Fioccano
verso il ’97 traslazioni da coin-op programmate per ammansire l’udienza potenziale del
macchinario Saturn, e non devi per dunque chiederti come mai l’adattamento di Cotton 2 si
materializzi assai identico alla controparte della sala giochi per ausilio di cartucce Ram da
1 Megabyte, benché il titolo funzioni altresì privato d’estensioni, anche se in
questo modo vengono a perdersi interessanti porzioni di sfondo in parallasse e
oggetti animati. Lo shooter si fa ammirare per questa sua intro
di streghe, folletti in bikini, ad acquisir presto l’atmosfera di
fantasticamento horror
cui già s’era intriso il prequel dell’Ottantanove, seppur adesso lo sfarzo del character
design da OAV e il favore di un hardware ST-V che in atto bidimensionale quasi si
mette a competere con la CP System III della Capcom direzionino la massa di
sprite all’opulenza del dettaglio, all’animazione monumento. Nel
merito della
consumazione delle meccaniche, Success si presta a delinearizzare il level design
archeozoico dello shooter orizzontale, che di fatto non s’era evoluto quanto il
verticalista sul versante più maniacale dell’interagire, ed è col proposito di
sconfessare lo standard di annullamento del pixel che Success ripiega verso l’intuizione
della sovrascrittura.
Il sistema di sparo assume la apparente tradizione del
puntare e scostar nemici, con i livelli di upgrade e le armi misurabili in cristallo
multicolore – vento per il verde, ghiaccio per il blu, fuoco per il rosso – e ciò
nondimeno Cotton 2 si introduce nella variazione del diversibile come arnese di smontaggio
della convenzione per far sì che venga resa a video la mossa scatenante anomalie in
pluridirezione, il movimento a mezza luna utile a trasformare il nemico in preda al sacco,
una palla di fuoco o di vento, o di ghiaccio, rimbalzante a catena; l’archetipo diventa il
prototipo di un nuovo mezzo di attacco in aggancio che la strega minorenne userà a
surrogato del baseball, per lanciare sprite verso altri sprite e determinare una Success
donna di successo, e tutto grazie al mezzo, all’idea che realizza il contatto fisico con
lo jeti che giganteggia, sicché Cotton può usarvi il pelo come appiglio, aggrapparvisi e
pure agire in sottrazione della clava e dell’ascia, per utilizzar queste in forma d’arma
supplementare.

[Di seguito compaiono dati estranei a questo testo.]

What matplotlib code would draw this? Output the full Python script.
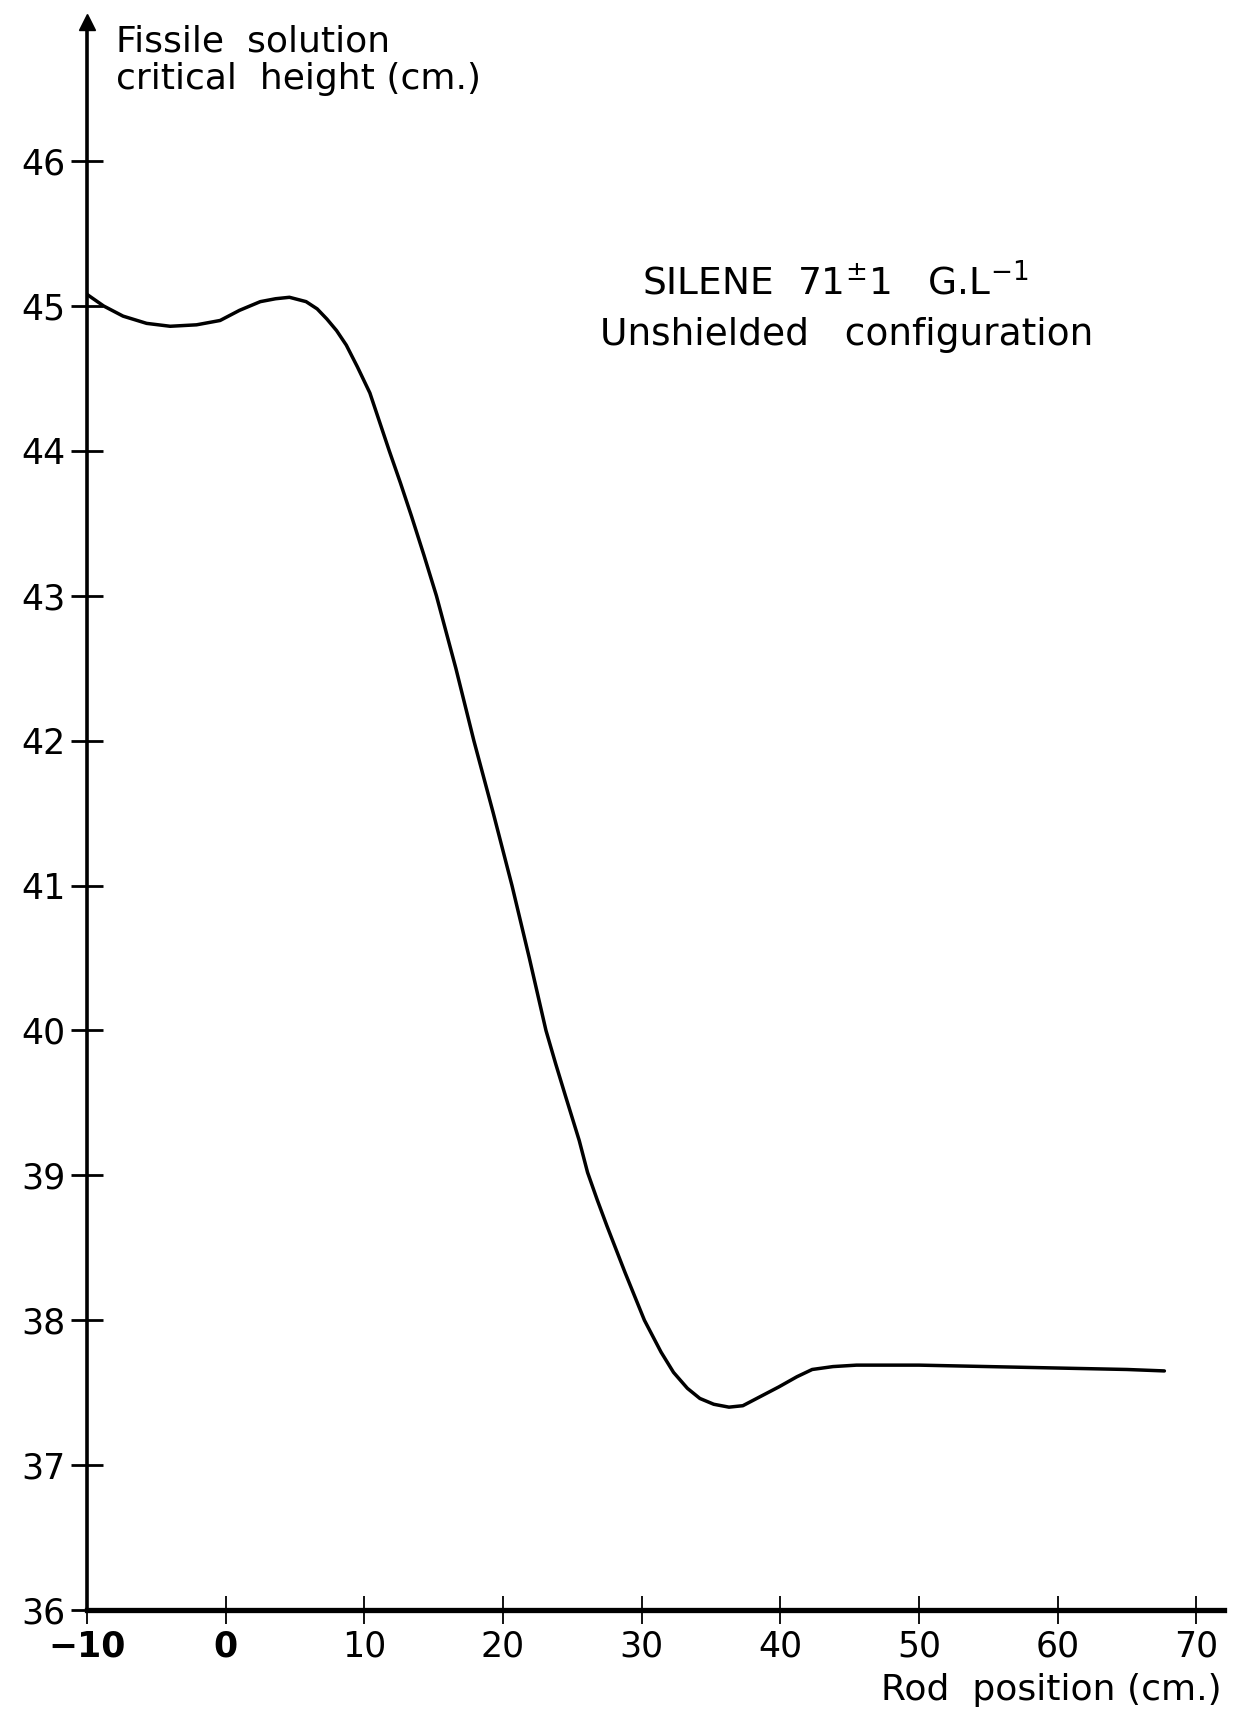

Ecco, è registrabile certa forma d’avarizia nella misura in cui il
videogioco tende a centesimare in eccesso i lasciti in energia, a ultimazione quadro,
barra che si riempie in millimetri di thè verde da centrare al volo. Un po’ poco. Si
doveva possibilmente ricostruire l’intera perduta barra e fare ripartire la sfida da un accettabile grado di ostilità, per rendere il sistema dell’avanzamento
graduale. Ma del resto si tratta di un titolo asservito ai meccanismi della sala giochi e non
veramente studiato sul principio dell’universalità.
Hanno messo un
“Saturn Mode”
che rimedia parzialmente allo
sbilanciamento. Tuttavia si deve dire che l’extra risieda perlopiù nel
rielaborare l’estetica dei livelli, i quali vengono rivestiti d’ulterior colore e gamma
per esser presi a modello essenzialista del genere di sparatore generante fantasie in due
dimensioni, ed è festoso l’intingere nell’illusorio, lo svolazzar per monti e castelli,
antri e acque d’ottima traslucenza. Foreste. In principio era ST-V ma per dio è su Saturn
che il Cotton 2 si procrea il culto per il feticcio, per le preadolescenti di
Kiki’s
Delivery Service in narrativa post-cromatica, saturazione di omini assai grandi e
meravigliosamente animati, caratterizzati. Strega numero due perde il cappello, quando è
colpita. Tocchi di classe. Blocchi di classe. Codesto sfoggio di sfondi in pluriparallasse
avvicina l’opera Success all’epitome di una intera generazione di videogiochi a base
bitmap e celebra allo stesso tempo il mestiere della manifattura artigianale, l’arte di un
certo modo di realizzare interazione ancora avvinto alle tecniche del disegno pixel
per pixel per cui il rendering debba essere non invasivo; immediatamente
prima del definitivo declino delle sale giochi, Cotton 2 si fa a baluardo del classico. Lo
stesso CD-Rom viene usato come mero strumento di trasferimento dati dacché non vi è
traccia di tracce audio e in virtù del fatto che l’intero comparto audio viene
sintetizzato dal DSP Yamaha, come si faceva una volta, quando non vi erano spazi idonei
alle orchestre del CD e si doveva ricavare intere colonne sonore attingendo a canali audio
a otto, sedici bit. Cotton 2 ci riporta indietro. All’interno del jewel case
accampa un calendario di cartoline illustrate.